For the business example depicted in the figures below, three of the accounts — Cash, Accounts Receivable, and Accounts Payable — are carried over month to month, so each has an opening balance. The Sales account is closed at the end of each accounting period, so it starts with a zero balance. In this example, the business closes its books monthly.

The Cash account in the following figure increases with debits and decreases with credits. Ideally, the Cash account always ends with a debit balance, which means there’s still money in the account. A credit balance in the cash account would indicate that the business is overdrawn.

The Cash account in the General Ledger.
The Cash account in the General Ledger.

The Accounts Receivable account in the next figure increases with debits and decreases with credits. Ideally, this account also has a debit balance that indicates the amount still due from customer purchases.

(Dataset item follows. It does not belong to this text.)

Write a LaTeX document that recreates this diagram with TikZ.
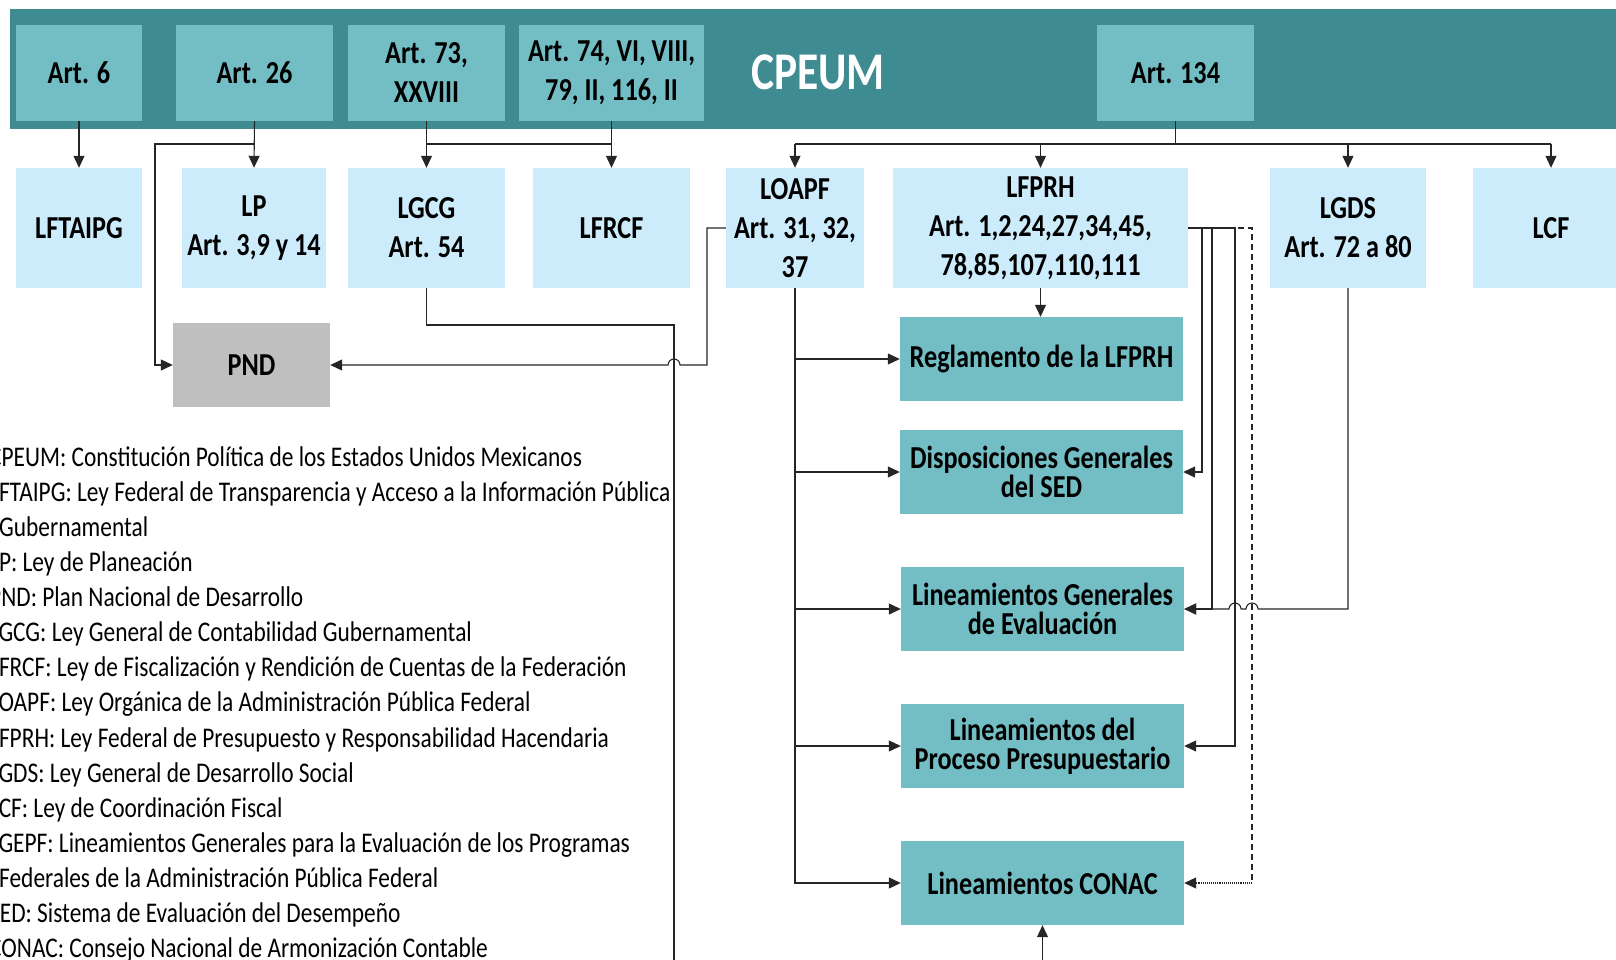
\documentclass[tikz,border=0pt]{standalone}
\usepackage{fontspec}
\setmainfont{Carlito}[FakeStretch=0.82]
\usetikzlibrary{arrows.meta}

\definecolor{cpeumteal}{RGB}{62,139,146}
\definecolor{artteal}{RGB}{115,190,197}
\definecolor{leyblue}{RGB}{204,236,252}
\definecolor{pndgray}{RGB}{191,191,191}

\tikzset{
  caja/.style   = {inner sep=0pt, align=center, font=\bfseries\fontsize{32}{39}\selectfont},
  art/.style    = {caja, fill=artteal, minimum height=96pt},
  ley/.style    = {caja, fill=leyblue, minimum height=120pt},
  norma/.style  = {caja, fill=artteal, minimum width=283pt, minimum height=84pt,
                   font=\bfseries\fontsize{32}{29}\selectfont},
  linea/.style  = {draw=black!85, line width=1.1pt},
  flecha/.style = {linea, -{Triangle[length=12pt,width=11pt]}},
  leyenda/.style= {anchor=base west, inner sep=0pt, font=\fontsize{28.5}{35}\selectfont}
}

\begin{document}
\begin{tikzpicture}[x=1pt,y=-1pt]
\useasboundingbox (0,0) rectangle (1616,960);
\clip (0,0) rectangle (1616,960);
%\draw[help lines,step=100] (0,0) grid (1616,960);

% CPEUM
\fill[cpeumteal] (10,9) rectangle (1640,129);
\node[font=\bfseries\fontsize{53}{60}\selectfont, text=white] (cpeum) at (818,72) {CPEUM};

\node[art, minimum width=126pt] (art6)   at (79,73)    {Art. 6};
\node[art, minimum width=157pt] (art26)  at (254.5,73) {Art. 26};
\node[art, minimum width=157pt] (art73)  at (426.5,73) {Art. 73,\\XXVIII};
\node[art, minimum width=185pt] (art74)  at (611.5,73) {Art. 74, VI, VIII,\\79, II, 116, II};
\node[art, minimum width=157pt] (art134) at (1175.5,73) {Art. 134};

% leyes
\node[ley, minimum width=126pt] (lftaipg) at (79,228)     {LFTAIPG};
\node[ley, minimum width=144pt] (lp)      at (254,228)    {LP\\Art. 3,9 y 14};
\node[ley, minimum width=157pt] (lgcg)    at (426.5,228)  {LGCG\\Art. 54};
\node[ley, minimum width=157pt] (lfrcf)   at (611.5,228)  {LFRCF};
\node[ley, minimum width=138pt] (loapf)   at (795,228)    {LOAPF\\Art. 31, 32,\\37};
\node[ley, minimum width=295pt] (lfprh)   at (1040.5,228) {LFPRH\\Art. 1,2,24,27,34,45,\\78,85,107,110,111};
\node[ley, minimum width=156pt] (lgds)    at (1348,228)   {LGDS\\Art. 72 a 80};
\node[ley, minimum width=156pt] (lcf)     at (1551,228)   {LCF};

\node[caja, fill=pndgray, minimum width=157pt, minimum height=84pt] (pnd) at (251.5,365) {PND};

% normas
\node[norma] (regl)  at (1041.5,359) {Reglamento de la LFPRH};
\node[norma] (disp)  at (1041.5,472) {Disposiciones Generales\\del SED};
\node[norma] (lge)   at (1042.5,609) {Lineamientos Generales\\de Evaluación};
\node[norma] (lpp)   at (1042.5,746) {Lineamientos del\\Proceso Presupuestario};
\node[norma] (conac) at (1042.5,883) {Lineamientos CONAC};

\coordinate (rama) at (0,144);
\coordinate (esq) at (1252,883);

\draw[flecha] (art6.south) -- (lftaipg.north);
\draw[flecha] (art26.south) -- (lp.north);
\draw[flecha] (art26.south) |- (155,144) |- (pnd.west);
\draw[flecha] (art73.south) -- (lgcg.north);
\draw[flecha] (art74.south) -- (lfrcf.north);
\draw[linea] (art73.south |- rama) -- (art74.south |- rama);

\draw[linea] (art134.south) -- (art134.south |- rama);
\draw[linea] (loapf.north |- rama) -- (lcf.north |- rama);
\foreach \n in {loapf,lfprh,lgds,lcf}
  \draw[flecha] (\n.north |- rama) -- (\n.north);

\draw[flecha] (lgcg.south) |- (674,325) -- (674,1000) -| (conac.south);
\draw[flecha] (loapf.west) -| (707,365) -- (680,365)
  arc[start angle=0, end angle=180, radius=6pt] -- (pnd.east);

\draw[flecha] (loapf.south) |- (conac.west);
\foreach \n in {regl,disp,lge,lpp}
  \draw[flecha] (loapf.south |- \n.west) -- (\n.west);

\draw[flecha] (lfprh.south) -- (lfprh.south |- regl.north);
\draw[flecha] (lfprh.east) -- (1202,228) |- (disp.east);
\draw[flecha] (lfprh.east) -- (1212,228) |- (lge.east);
\draw[flecha] (lfprh.east) -- (1235,228) |- (lpp.east);
\draw[linea, dash pattern=on 6pt off 4pt] (lfprh.east) -- (1252,228) -- (esq);
\draw[flecha, densely dotted] (esq) -- (conac.east);

\draw[flecha] (lgds.south) |- (1258,609)
  arc[start angle=0, end angle=180, radius=6pt] -- (1241,609)
  arc[start angle=0, end angle=180, radius=6pt] -- (lge.east);

% siglas
\foreach \dx/\txt [count=\i from 0] in {
  -11/{CPEUM: Constitución Política de los Estados Unidos Mexicanos},
  -11/{LFTAIPG: Ley Federal de Transparencia y Acceso a la Información Pública},
  -1/{Gubernamental},
  -11/{LP: Ley de Planeación},
  -11/{PND: Plan Nacional de Desarrollo},
  -11/{LGCG: Ley General de Contabilidad Gubernamental},
  -11/{LFRCF: Ley de Fiscalización y Rendición de Cuentas de la Federación},
  -11/{LOAPF: Ley Orgánica de la Administración Pública Federal},
  -11/{LFPRH: Ley Federal de Presupuesto y Responsabilidad Hacendaria},
  -11/{LGDS: Ley General de Desarrollo Social},
  -11/{LCF: Ley de Coordinación Fiscal},
  -11/{LGEPF: Lineamientos Generales para la Evaluación de los Programas},
  -1/{Federales de la Administración Pública Federal},
  -11/{SED: Sistema de Evaluación del Desempeño},
  -11/{CONAC: Consejo Nacional de Armonización Contable}}
  \node[leyenda] (sigla\i) at ({\dx},{466+35.14*\i}) {\txt};
\end{tikzpicture}
\end{document}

If no money is due from customers, the account balance is zero. A zero balance isn’t necessarily a bad thing if all customers have paid their bills. However, a zero balance may be a sign that your sales have slumped, which could be bad news.

The Accounts Receivable account in the General Ledger.
The Accounts Receivable account in the General Ledger.

The Accounts Payable account in the following figure increases with credits and decreases with debits. Ideally, this account has a credit balance because money is still due to vendors, contractors, and others. A zero balance here equals no outstanding bills.

These three accounts — Cash, Accounts Receivable, and Accounts Payable — are part of the balance sheet. Asset accounts on the balance sheet usually carry debit balances because they reflect assets (in this case, cash) owned by the business. Cash and Accounts Receivable are asset accounts.

Liability and Equity accounts usually carry credit balances because Liability accounts show claims made by creditors (in other words, money owed by the company to financial institutions, vendors, or others), and Equity accounts show claims made by owners (in other words, how much money the owners have put into the business). Accounts Payable is a liability account.

The Accounts Payable account in the General Ledger.
The Accounts Payable account in the General Ledger.

The Sales account in the figure below isn’t a balance sheet account. Instead, it’s used in developing the income statement, which shows whether or not a company made money in the period being examined. Credits increase the Sales account, and debits decrease it. The Sales account usually carries a credit balance, which is a good thing because it means the company had income.

The income statement shows whether or not the company made a profit. If Sales account credits exceed expense and cost account debits, then the company made a profit. That profit would be in the form of a credit, which then gets added to the Equity account called Retained Earnings, which tracks how much of your company’s profits were reinvested into the company to grow the business.

If the company lost money and the bottom line of the income statement showed that cost and expenses exceeded sales, then the number would be a debit. That debit would be subtracted from the balance in Retained Earnings, to show the reduction to profits reinvested in the company.

The Sales account in the General Ledger.
The Sales account in the General Ledger.

If your company earns a profit at the end of the accounting period, the Retained Earnings account increases thanks to a credit from the Sales account. If you lose money, your Retained Earnings account decreases. Because the Retained Earnings account is an Equity account and Equity accounts usually carry credit balances, Retained Earnings usually carries a credit balance as well.

After you post all the Ledger entries, you need to record details about where you posted the transactions on the journal pages.